*TASK STATEMENT:* Repeat all the material exactly; pictures stay out of your copy.
─── DATA PROVIDED
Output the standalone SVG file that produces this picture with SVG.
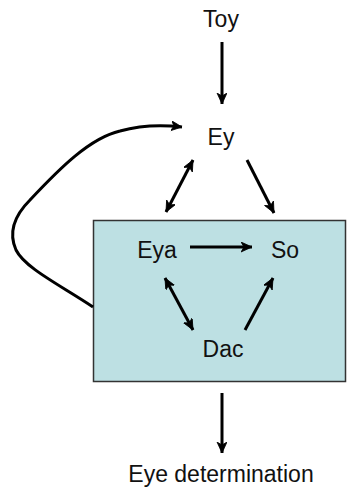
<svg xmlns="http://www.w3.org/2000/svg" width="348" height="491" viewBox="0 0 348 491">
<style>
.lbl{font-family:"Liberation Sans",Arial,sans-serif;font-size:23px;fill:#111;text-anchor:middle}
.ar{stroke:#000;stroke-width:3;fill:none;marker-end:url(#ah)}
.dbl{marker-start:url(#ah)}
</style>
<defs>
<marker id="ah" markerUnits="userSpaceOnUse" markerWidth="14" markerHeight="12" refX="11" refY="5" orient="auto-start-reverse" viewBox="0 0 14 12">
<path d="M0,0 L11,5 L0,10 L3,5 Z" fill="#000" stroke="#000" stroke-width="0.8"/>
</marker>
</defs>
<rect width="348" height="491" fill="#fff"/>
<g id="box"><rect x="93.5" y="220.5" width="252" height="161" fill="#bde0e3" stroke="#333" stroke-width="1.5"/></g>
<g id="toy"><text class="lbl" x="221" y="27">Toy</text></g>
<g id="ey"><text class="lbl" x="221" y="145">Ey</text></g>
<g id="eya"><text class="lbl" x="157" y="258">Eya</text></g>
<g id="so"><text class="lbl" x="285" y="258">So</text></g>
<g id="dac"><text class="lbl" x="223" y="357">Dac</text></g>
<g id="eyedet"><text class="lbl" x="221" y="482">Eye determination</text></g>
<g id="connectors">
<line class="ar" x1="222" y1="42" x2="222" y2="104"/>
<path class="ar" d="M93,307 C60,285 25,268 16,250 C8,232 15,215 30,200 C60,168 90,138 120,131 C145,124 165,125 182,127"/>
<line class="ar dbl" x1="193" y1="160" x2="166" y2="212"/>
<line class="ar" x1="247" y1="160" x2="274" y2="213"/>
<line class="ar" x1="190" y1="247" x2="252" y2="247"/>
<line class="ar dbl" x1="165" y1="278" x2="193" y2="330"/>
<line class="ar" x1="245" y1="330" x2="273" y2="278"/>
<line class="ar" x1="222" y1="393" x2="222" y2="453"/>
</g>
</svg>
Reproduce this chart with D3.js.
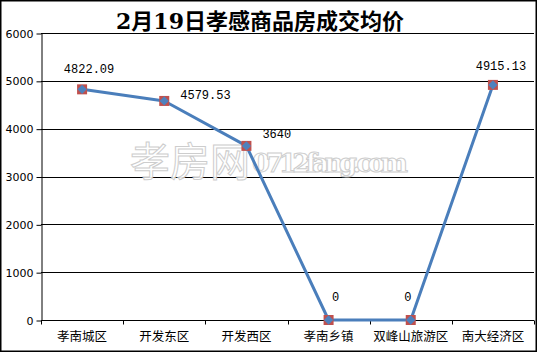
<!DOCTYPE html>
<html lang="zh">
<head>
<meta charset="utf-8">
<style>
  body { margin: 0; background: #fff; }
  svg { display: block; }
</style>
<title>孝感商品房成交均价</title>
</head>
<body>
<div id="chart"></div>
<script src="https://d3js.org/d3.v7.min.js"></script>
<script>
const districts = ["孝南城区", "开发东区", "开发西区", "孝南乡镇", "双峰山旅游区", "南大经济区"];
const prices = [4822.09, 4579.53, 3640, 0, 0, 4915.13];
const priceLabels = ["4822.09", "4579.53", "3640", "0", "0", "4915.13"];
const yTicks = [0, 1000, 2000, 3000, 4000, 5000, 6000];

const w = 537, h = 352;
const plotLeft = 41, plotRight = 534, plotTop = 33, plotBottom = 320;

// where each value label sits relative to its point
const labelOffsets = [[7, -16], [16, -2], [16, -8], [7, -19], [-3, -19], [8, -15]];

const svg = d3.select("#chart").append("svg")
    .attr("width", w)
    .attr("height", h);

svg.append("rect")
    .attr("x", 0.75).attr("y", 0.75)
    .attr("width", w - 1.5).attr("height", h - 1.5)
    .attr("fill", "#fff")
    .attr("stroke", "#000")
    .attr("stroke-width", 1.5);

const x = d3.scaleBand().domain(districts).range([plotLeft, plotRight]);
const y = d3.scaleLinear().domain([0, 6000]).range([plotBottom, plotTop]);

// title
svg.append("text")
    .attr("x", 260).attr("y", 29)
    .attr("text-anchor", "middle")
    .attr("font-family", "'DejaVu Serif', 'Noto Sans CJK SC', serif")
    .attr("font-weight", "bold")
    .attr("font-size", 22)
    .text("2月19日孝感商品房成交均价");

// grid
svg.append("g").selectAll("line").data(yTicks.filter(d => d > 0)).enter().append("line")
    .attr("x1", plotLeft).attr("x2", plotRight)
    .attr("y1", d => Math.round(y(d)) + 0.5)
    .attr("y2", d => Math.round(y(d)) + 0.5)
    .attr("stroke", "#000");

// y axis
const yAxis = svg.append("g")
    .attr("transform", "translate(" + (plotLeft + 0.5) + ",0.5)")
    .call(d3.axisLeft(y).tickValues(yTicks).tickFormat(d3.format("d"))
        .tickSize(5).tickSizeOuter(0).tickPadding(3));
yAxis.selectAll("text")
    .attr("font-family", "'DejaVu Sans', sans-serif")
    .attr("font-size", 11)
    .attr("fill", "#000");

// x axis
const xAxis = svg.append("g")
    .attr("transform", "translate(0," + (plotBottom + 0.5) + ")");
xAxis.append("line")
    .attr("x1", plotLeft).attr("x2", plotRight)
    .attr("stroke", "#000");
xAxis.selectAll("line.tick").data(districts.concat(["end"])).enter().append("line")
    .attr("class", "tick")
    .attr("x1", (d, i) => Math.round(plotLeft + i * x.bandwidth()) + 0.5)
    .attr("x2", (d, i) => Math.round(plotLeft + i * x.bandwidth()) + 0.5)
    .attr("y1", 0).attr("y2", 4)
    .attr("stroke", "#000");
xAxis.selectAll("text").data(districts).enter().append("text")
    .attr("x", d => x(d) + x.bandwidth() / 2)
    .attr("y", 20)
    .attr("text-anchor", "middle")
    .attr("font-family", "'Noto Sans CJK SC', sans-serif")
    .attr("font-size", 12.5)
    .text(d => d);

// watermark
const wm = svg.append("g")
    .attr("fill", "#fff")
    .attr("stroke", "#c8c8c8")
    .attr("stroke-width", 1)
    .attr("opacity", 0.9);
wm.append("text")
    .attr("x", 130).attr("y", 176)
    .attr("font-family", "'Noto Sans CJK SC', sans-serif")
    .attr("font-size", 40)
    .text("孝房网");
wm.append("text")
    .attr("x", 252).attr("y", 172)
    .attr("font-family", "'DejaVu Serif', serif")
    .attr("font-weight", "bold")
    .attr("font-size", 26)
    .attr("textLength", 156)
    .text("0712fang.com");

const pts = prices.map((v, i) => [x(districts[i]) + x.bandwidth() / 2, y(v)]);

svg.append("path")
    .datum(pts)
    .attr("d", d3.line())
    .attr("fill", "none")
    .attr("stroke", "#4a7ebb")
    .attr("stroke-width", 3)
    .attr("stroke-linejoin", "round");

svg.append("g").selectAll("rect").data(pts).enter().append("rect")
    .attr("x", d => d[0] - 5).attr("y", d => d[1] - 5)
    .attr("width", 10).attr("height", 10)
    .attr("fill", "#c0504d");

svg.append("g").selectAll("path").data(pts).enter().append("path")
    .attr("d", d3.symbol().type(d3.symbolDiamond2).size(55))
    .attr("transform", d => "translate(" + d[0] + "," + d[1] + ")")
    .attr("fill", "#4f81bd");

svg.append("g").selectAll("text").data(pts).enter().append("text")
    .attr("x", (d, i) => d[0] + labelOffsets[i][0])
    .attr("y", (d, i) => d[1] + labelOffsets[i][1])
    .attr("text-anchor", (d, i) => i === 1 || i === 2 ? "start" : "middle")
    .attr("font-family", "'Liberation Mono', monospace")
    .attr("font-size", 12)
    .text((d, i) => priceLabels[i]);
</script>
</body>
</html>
──────
*EXERCISE SOLUTION:*
Output the standalone SVG file that produces this picture with SVG.
<svg xmlns="http://www.w3.org/2000/svg" width="348" height="491" viewBox="0 0 348 491">
<style>
.lbl{font-family:"Liberation Sans",Arial,sans-serif;font-size:23px;fill:#111;text-anchor:middle}
.ar{stroke:#000;stroke-width:3;fill:none;marker-end:url(#ah)}
.dbl{marker-start:url(#ah)}
</style>
<defs>
<marker id="ah" markerUnits="userSpaceOnUse" markerWidth="14" markerHeight="12" refX="11" refY="5" orient="auto-start-reverse" viewBox="0 0 14 12">
<path d="M0,0 L11,5 L0,10 L3,5 Z" fill="#000" stroke="#000" stroke-width="0.8"/>
</marker>
</defs>
<rect width="348" height="491" fill="#fff"/>
<g id="box"><rect x="93.5" y="220.5" width="252" height="161" fill="#bde0e3" stroke="#333" stroke-width="1.5"/></g>
<g id="toy"><text class="lbl" x="221" y="27">Toy</text></g>
<g id="ey"><text class="lbl" x="221" y="145">Ey</text></g>
<g id="eya"><text class="lbl" x="157" y="258">Eya</text></g>
<g id="so"><text class="lbl" x="285" y="258">So</text></g>
<g id="dac"><text class="lbl" x="223" y="357">Dac</text></g>
<g id="eyedet"><text class="lbl" x="221" y="482">Eye determination</text></g>
<g id="connectors">
<line class="ar" x1="222" y1="42" x2="222" y2="104"/>
<path class="ar" d="M93,307 C60,285 25,268 16,250 C8,232 15,215 30,200 C60,168 90,138 120,131 C145,124 165,125 182,127"/>
<line class="ar dbl" x1="193" y1="160" x2="166" y2="212"/>
<line class="ar" x1="247" y1="160" x2="274" y2="213"/>
<line class="ar" x1="190" y1="247" x2="252" y2="247"/>
<line class="ar dbl" x1="165" y1="278" x2="193" y2="330"/>
<line class="ar" x1="245" y1="330" x2="273" y2="278"/>
<line class="ar" x1="222" y1="393" x2="222" y2="453"/>
</g>
</svg>
Reproduce this chart with D3.js.
<!DOCTYPE html>
<html lang="zh">
<head>
<meta charset="utf-8">
<style>
  body { margin: 0; background: #fff; }
  svg { display: block; }
</style>
<title>孝感商品房成交均价</title>
</head>
<body>
<div id="chart"></div>
<script src="https://d3js.org/d3.v7.min.js"></script>
<script>
const districts = ["孝南城区", "开发东区", "开发西区", "孝南乡镇", "双峰山旅游区", "南大经济区"];
const prices = [4822.09, 4579.53, 3640, 0, 0, 4915.13];
const priceLabels = ["4822.09", "4579.53", "3640", "0", "0", "4915.13"];
const yTicks = [0, 1000, 2000, 3000, 4000, 5000, 6000];

const w = 537, h = 352;
const plotLeft = 41, plotRight = 534, plotTop = 33, plotBottom = 320;

// where each value label sits relative to its point
const labelOffsets = [[7, -16], [16, -2], [16, -8], [7, -19], [-3, -19], [8, -15]];

const svg = d3.select("#chart").append("svg")
    .attr("width", w)
    .attr("height", h);

svg.append("rect")
    .attr("x", 0.75).attr("y", 0.75)
    .attr("width", w - 1.5).attr("height", h - 1.5)
    .attr("fill", "#fff")
    .attr("stroke", "#000")
    .attr("stroke-width", 1.5);

const x = d3.scaleBand().domain(districts).range([plotLeft, plotRight]);
const y = d3.scaleLinear().domain([0, 6000]).range([plotBottom, plotTop]);

// title
svg.append("text")
    .attr("x", 260).attr("y", 29)
    .attr("text-anchor", "middle")
    .attr("font-family", "'DejaVu Serif', 'Noto Sans CJK SC', serif")
    .attr("font-weight", "bold")
    .attr("font-size", 22)
    .text("2月19日孝感商品房成交均价");

// grid
svg.append("g").selectAll("line").data(yTicks.filter(d => d > 0)).enter().append("line")
    .attr("x1", plotLeft).attr("x2", plotRight)
    .attr("y1", d => Math.round(y(d)) + 0.5)
    .attr("y2", d => Math.round(y(d)) + 0.5)
    .attr("stroke", "#000");

// y axis
const yAxis = svg.append("g")
    .attr("transform", "translate(" + (plotLeft + 0.5) + ",0.5)")
    .call(d3.axisLeft(y).tickValues(yTicks).tickFormat(d3.format("d"))
        .tickSize(5).tickSizeOuter(0).tickPadding(3));
yAxis.selectAll("text")
    .attr("font-family", "'DejaVu Sans', sans-serif")
    .attr("font-size", 11)
    .attr("fill", "#000");

// x axis
const xAxis = svg.append("g")
    .attr("transform", "translate(0," + (plotBottom + 0.5) + ")");
xAxis.append("line")
    .attr("x1", plotLeft).attr("x2", plotRight)
    .attr("stroke", "#000");
xAxis.selectAll("line.tick").data(districts.concat(["end"])).enter().append("line")
    .attr("class", "tick")
    .attr("x1", (d, i) => Math.round(plotLeft + i * x.bandwidth()) + 0.5)
    .attr("x2", (d, i) => Math.round(plotLeft + i * x.bandwidth()) + 0.5)
    .attr("y1", 0).attr("y2", 4)
    .attr("stroke", "#000");
xAxis.selectAll("text").data(districts).enter().append("text")
    .attr("x", d => x(d) + x.bandwidth() / 2)
    .attr("y", 20)
    .attr("text-anchor", "middle")
    .attr("font-family", "'Noto Sans CJK SC', sans-serif")
    .attr("font-size", 12.5)
    .text(d => d);

// watermark
const wm = svg.append("g")
    .attr("fill", "#fff")
    .attr("stroke", "#c8c8c8")
    .attr("stroke-width", 1)
    .attr("opacity", 0.9);
wm.append("text")
    .attr("x", 130).attr("y", 176)
    .attr("font-family", "'Noto Sans CJK SC', sans-serif")
    .attr("font-size", 40)
    .text("孝房网");
wm.append("text")
    .attr("x", 252).attr("y", 172)
    .attr("font-family", "'DejaVu Serif', serif")
    .attr("font-weight", "bold")
    .attr("font-size", 26)
    .attr("textLength", 156)
    .text("0712fang.com");

const pts = prices.map((v, i) => [x(districts[i]) + x.bandwidth() / 2, y(v)]);

svg.append("path")
    .datum(pts)
    .attr("d", d3.line())
    .attr("fill", "none")
    .attr("stroke", "#4a7ebb")
    .attr("stroke-width", 3)
    .attr("stroke-linejoin", "round");

svg.append("g").selectAll("rect").data(pts).enter().append("rect")
    .attr("x", d => d[0] - 5).attr("y", d => d[1] - 5)
    .attr("width", 10).attr("height", 10)
    .attr("fill", "#c0504d");

svg.append("g").selectAll("path").data(pts).enter().append("path")
    .attr("d", d3.symbol().type(d3.symbolDiamond2).size(55))
    .attr("transform", d => "translate(" + d[0] + "," + d[1] + ")")
    .attr("fill", "#4f81bd");

svg.append("g").selectAll("text").data(pts).enter().append("text")
    .attr("x", (d, i) => d[0] + labelOffsets[i][0])
    .attr("y", (d, i) => d[1] + labelOffsets[i][1])
    .attr("text-anchor", (d, i) => i === 1 || i === 2 ? "start" : "middle")
    .attr("font-family", "'Liberation Mono', monospace")
    .attr("font-size", 12)
    .text((d, i) => priceLabels[i]);
</script>
</body>
</html>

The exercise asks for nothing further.